Proud demonstrations of racism and anti-Semitism were in full force from the crowd of rioters. There were photos captured of a man inside the Capitol wearing a black hoodie with “Camp Auschwitz'” printed on the front. If there were any doubts about how pre-planned the event was, there were even shirts printed for the day, reading “MAGA Civil War January 6, 2021.” Vox described the font as akin to that of a Marvel blockbuster movie. 

Czitrom was disturbed by this explicit anti-Semitism.“When you see people wearing T-shirts that say ‘Camp Auschwitz,’ there’s no bargaining with these people. As a Jew, a person with that kind of sweatshirt is a threat to my life. So I’m not interested in reaching out to these people. I’m not interested in finding common ground or calling for unity,” he said. 

The small police presence was a sticking point for discussions in the following weeks. Micklo called the insurrection a “failure” of Capitol security and federal law enforcement. “It is a failure of so many systems that these people were able to loot and commit crimes in our Capitol and then be nicely escorted away by police officers,” she said. “I was disgusted the entire day and felt completely disappointed in our country, but not necessarily surprised. We should have seen this coming, and we should have been prepared.”

Czitrom compared the police presence on Jan. 6 to that of past protests. He thought back to the end of the 1960s and the mobilization to end the Vietnam War. As a student at SUNY Binghamton, he traveled down to Washington with a busload of his classmates. “I remember getting to Washington being utterly astounded at the number of army troops, National Guard, cops, Capitol police. It was like an armed camp,” he recalled. 

Enormous police presence at protests can be found even more recently than the 1960s. 

“My mind went to the Black Lives Matter protests in the summer of 2020 and the brutal police reaction to peaceful demonstrations,” politics major Lydia Henning ’21 said.  

“Official explanations of tepid police action cited the public outcry after the BLM protests, but that doesn't fully account for why there were so few police and why they were so easily overpowered,” Henning explained. She is currently working on a senior thesis about policing at protests. 

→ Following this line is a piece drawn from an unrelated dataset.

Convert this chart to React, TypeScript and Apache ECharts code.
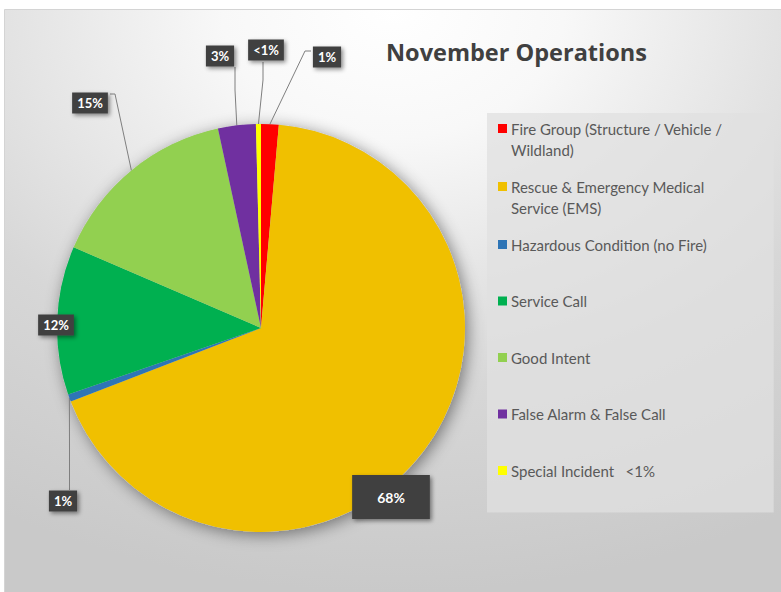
import React, { useEffect, useRef } from "react";
import * as echarts from "echarts";

const categories = [
  "Fire Group (Structure / Vehicle / Wildland)",
  "Rescue & Emergency Medical Service (EMS)",
  "Hazardous Condition (no Fire)",
  "Service Call",
  "Good Intent",
  "False Alarm & False Call",
  "Special Incident   <1%",
];
const values = [7, 340, 3, 59, 76, 15, 2];
const colors = ["#FF0000", "#F0C000", "#2E75B6", "#00B050", "#92D050", "#7030A0", "#FFFF00"];
const titleText = "November Operations";

// label placement (pixel centres) and leader-line bends
const labelPlaces = [
  { x: 327, y: 57, bend: [305, 51], end: [311, 51] },
  { x: 391, y: 497 },
  { x: 63, y: 501, bend: [69.5, 450], end: [69.5, 490] },
  { x: 56, y: 325 },
  { x: 90, y: 103, bend: [115, 94], end: [110, 94] },
  { x: 220, y: 56, bend: [235, 90], end: [235, 67] },
  { x: 266, y: 50, bend: [263, 80], end: [263, 62] },
];

const FONT = "Lato, 'Open Sans', sans-serif";

function wrap(s: string, max: number): string[] {
  const words = s.split(" ");
  const lines: string[] = [];
  let cur = "";
  for (const w of words) {
    const t = cur ? cur + " " + w : w;
    if (t.length > max && cur) {
      lines.push(cur);
      cur = w;
    } else cur = t;
  }
  if (cur) lines.push(cur);
  return lines;
}

export default function App() {
  const ref = useRef<HTMLDivElement>(null);
  useEffect(() => {
    if (!ref.current) return;
    const chart = echarts.init(ref.current, null, { renderer: "svg" });
    const total = values.reduce((a, b) => a + b, 0);
    const rich: any = {
      g: { width: 4, lineHeight: 21 },
      sp: { width: 13, lineHeight: 21 },
      t: { fontSize: 15, color: "#595959", fontFamily: FONT, lineHeight: 21 },
    };
    colors.forEach((c, i) => {
      rich["c" + i] = { width: 9, height: 9, backgroundColor: c, lineHeight: 21 };
    });
    const data = categories.map((n, i) => {
      const big = i === 1;
      const hasLine = !!labelPlaces[i].bend;
      return {
        name: n,
        value: values[i],
        itemStyle: { color: colors[i] },
        label: big ? { fontSize: 14, padding: [15, 25] } : {},
        labelLine: { show: hasLine },
      };
    });
    chart.setOption({
      animation: false,
      title: {
        text: titleText,
        left: 386,
        top: 40,
        padding: 0,
        textStyle: { fontSize: 23.5, fontWeight: "bold", color: "#404040", fontFamily: "'Open Sans', sans-serif" },
      },
      graphic: [
        {
          type: "rect",
          z: -10,
          silent: true,
          shape: { x: 4.5, y: 9.5, width: 777, height: 583 },
          style: {
            fill: new echarts.graphic.RadialGradient(0.5, 0, 1, [
              { offset: 0, color: "#ffffff" },
              { offset: 0.22, color: "#f8f8f8" },
              { offset: 0.65, color: "#d7d7d7" },
              { offset: 1, color: "#c9c9c9" },
            ]),
            stroke: "#d4d4d4",
            lineWidth: 1,
          },
        },
      ],
      legend: {
        orient: "vertical",
        left: 487,
        top: 113,
        padding: [8, 51, 15, 6],
        itemGap: 22,
        itemWidth: 0,
        itemHeight: 0,
        icon: "none",
        backgroundColor: "rgba(224,224,224,0.75)",
        selectedMode: false,
        data: categories,
        textStyle: { rich },
        formatter: (name: string) => {
          const i = categories.indexOf(name);
          const lines = wrap(name, 33);
          const first = `{c${i}|}{g|}{t|${lines[0]}}`;
          const second = lines[1] ? `{sp|}{t|${lines[1]}}` : `{sp|}`;
          return first + "\n" + second;
        },
      },
      series: [
        {
          type: "pie",
          silent: true,
          z: 1,
          center: [261, 328],
          radius: 204,
          label: { show: false },
          labelLine: { show: false },
          itemStyle: {
            color: "#c8c8c8",
            shadowBlur: 16,
            shadowColor: "rgba(0,0,0,0.45)",
            shadowOffsetX: 3,
            shadowOffsetY: 3,
          },
          data: [{ value: 1, name: "__shadow" }],
        },
        {
          type: "pie",
          z: 2,
          center: [261, 328],
          radius: 204,
          startAngle: 90,
          clockwise: true,
          avoidLabelOverlap: false,
          label: {
            show: true,
            position: "outside",
            color: "#ffffff",
            fontWeight: "bold",
            fontSize: 13,
            fontFamily: FONT,
            backgroundColor: "#404040",
            padding: [4, 5],
            shadowBlur: 4,
            shadowColor: "rgba(0,0,0,0.45)",
            shadowOffsetX: 2,
            shadowOffsetY: 2,
            formatter: (p: any) => {
              const pct = (p.value / total) * 100;
              return pct < 0.5 ? "<1%" : Math.round(pct) + "%";
            },
          },
          labelLine: { lineStyle: { color: "#7f7f7f", width: 1 }, length: 10, length2: 10 },
          labelLayout: (p: any) => {
            const a = labelPlaces[p.dataIndex];
            const res: any = { x: a.x, y: a.y, align: "center", verticalAlign: "middle" };
            if (a.bend && p.labelLinePoints && p.labelLinePoints[0]) {
              res.labelLinePoints = [p.labelLinePoints[0], a.bend, a.end];
            }
            return res;
          },
          data,
        },
      ],
    });
    return () => chart.dispose();
  }, []);
  return (
    <div
      ref={ref}
      style={{ position: "absolute", left: 0, top: 0, width: 781, height: 592 }}
    />
  );
}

“Police and security officials didn’t (and don't) view pro-police or pro-Trump groups as threatening to the system in the way that anti-police brutality or pro-Black life groups threaten the power of a state built on white supremacy and enforced by the police and military,” she added. 

Czitrom was also concerned about these connections. 

“Again, you had all these military people in full riot gear ready to rumble, and here we are Jan. 6, 2021, and where’s the security? That leads me to think there was going to be revelations about inside knowledge, inside jobs, that kind of thing. It’s hard to explain otherwise,” Czitrom said. “It wouldn’t shock me to find out that there were some members of the Capitol police or even Congress that were somehow implicated in this,” he added. 

Czitrom’s theorization is not a far reach. According to the magazine Mother Jones, a Capitol Police officer was seen taking a selfie with a rioter. Twenty other officers are under investigation for demonstrating similar sympathies. There were also off-duty officers who joined the mob that day and proudly flashed their badges as they entered the building. 

The insurrection goes down in history as the final official remark of white supremacy carried out and elevated by the Trump administration. Despite Trump’s second impeachment on Jan. 13, the racist overtones of his administration and his followers will continue to play a role in American politics. 

“However the arrests and the prosecution shakes out, that’s not going to solve [...] The drift of the Republican Party, the fact that you have a majority of congressional Republicans supporting this challenge, which is utterly baseless and is really nothing more than an elaborate conspiracy theory,” Czitrom explained. “Will there be Trumpism after Trump? I think there will be. That is what people need to be thinking about.”